- Born: 1925 Granada
- Died: 1990 (aged 64–65) Granada
- Movement: Flamenco
- Awards: Medal of Andalusia in a posthumous capacity.

= Manuel Cano Tamayo =

Spanish flamenco guitarist

Manuel Cano Tamayo (Granada, February 23, 1925 - January 12, 1990) was a Spanish flamenco guitarist, composer and music teacher.

== Biography ==
Born into a family where musical performance was the order of the day (his father played the guitar and his mother the lute), he received his first guitar at the age of seven from his grandfather. He studied industrial surveying, in order to help his family, so he began his professional career as a guitarist late in the 1950s. He won the chair of flamenco guitar at the Conservatorio Superior de Música "Rafael Orozco" in Córdoba by competitive examination, which allowed him to dedicate himself to training while composing. He published about twenty LP's, among them, Evocación de la guitarra de Ramón Montoya (International Flamenco Record Award).

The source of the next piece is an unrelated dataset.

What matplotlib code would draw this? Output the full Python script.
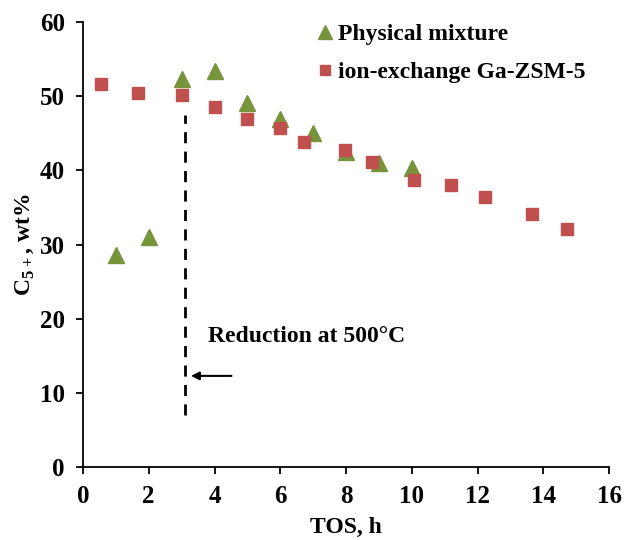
import matplotlib
matplotlib.use("Agg")
import matplotlib.pyplot as plt

# time on stream (h) and C5+ yield (wt%)
tos_phys = [1.0, 2.0, 3.0, 4.0, 5.0, 6.0, 7.0, 8.0, 9.0, 10.0]
c5_phys = [28.6, 31.0, 52.4, 53.4, 49.1, 46.9, 45.0, 42.5, 41.0, 40.3]

tos_ion = [0.55, 1.67, 3.0, 4.0, 5.0, 6.0, 6.72, 7.96, 8.78, 10.06, 11.19, 12.22, 13.65, 14.71]
c5_ion = [51.7, 50.4, 50.2, 48.5, 47.0, 45.7, 43.9, 42.7, 41.2, 38.7, 38.1, 36.4, 34.1, 32.1]

plt.rcParams['font.family'] = ['Liberation Serif', 'DejaVu Serif']
plt.rcParams['font.weight'] = 'bold'
plt.rcParams['mathtext.fontset'] = 'custom'
plt.rcParams['mathtext.rm'] = 'Liberation Serif:bold'
plt.rcParams['mathtext.bf'] = 'Liberation Serif:bold'

fig = plt.figure(figsize=(6.24, 5.4), dpi=100)
ax = fig.add_axes([0.133, 0.135, 0.843, 0.824])

ax.plot(tos_phys, c5_phys, linestyle='none', marker='^', markersize=12,
        color='#77933C', label='Physical mixture')
ax.plot(tos_ion, c5_ion, linestyle='none', marker='s', markersize=8.5,
        color='#C0504D', label='ion-exchange Ga-ZSM-5')

# reduction marker
ax.plot([3.1, 3.1], [7, 47.5], color='black', linestyle=(0, (4, 3)), linewidth=2)
ax.annotate('', xy=(3.2, 12.3), xytext=(4.6, 12.3),
            arrowprops=dict(arrowstyle='-|>', color='black', lw=1.5, mutation_scale=12))
ax.text(3.8, 17.6, 'Reduction at 500°C', fontsize=17, fontweight='bold', va='center')

ax.set_xlim(0, 16)
ax.set_ylim(0, 60)
ax.set_xticks(range(0, 17, 2))
ax.set_yticks(range(0, 61, 10))
ax.tick_params(labelsize=18, width=1.3, length=5, direction='out', pad=8)
for s in ['top', 'right']:
    ax.spines[s].set_visible(False)
for s in ['left', 'bottom']:
    ax.spines[s].set_linewidth(1.3)

ax.set_xlabel('TOS, h', fontsize=17, fontweight='bold', labelpad=6)
ax.set_ylabel('C$_{5+}$, wt%', fontsize=17, fontweight='bold', labelpad=3)

ax.legend(loc='upper left', bbox_to_anchor=(0.398, 1.045), frameon=False,
          fontsize=17, handletextpad=0.05, labelspacing=0.7, markerscale=0.85,
          handlelength=1.0)

fig.savefig('out.png', dpi=100)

He toured Europe and Japan giving concerts, with great success. In 1965 he was awarded the Sabicas Guitar Prize at the Concurso Nacional de Arte Flamenco cordobés. In 1986 he published the book La guitarra, historia, estudio y aproximaciones al arte flamenco (The guitar, history, study and approaches to flamenco art), a key work in the study of the flamenco guitar. Thanks to the book, he was awarded the research prize of the Chair of Flamencology of Jerez. He was also a full member of the Royal Academy of Fine Arts of Granada and an advisor to Unesco.

In 1992 he was awarded the Medal of Andalusia posthumously, for being considered a "brilliant instrumentalist, a scholar of Andalusian folklore and a teacher for future generations".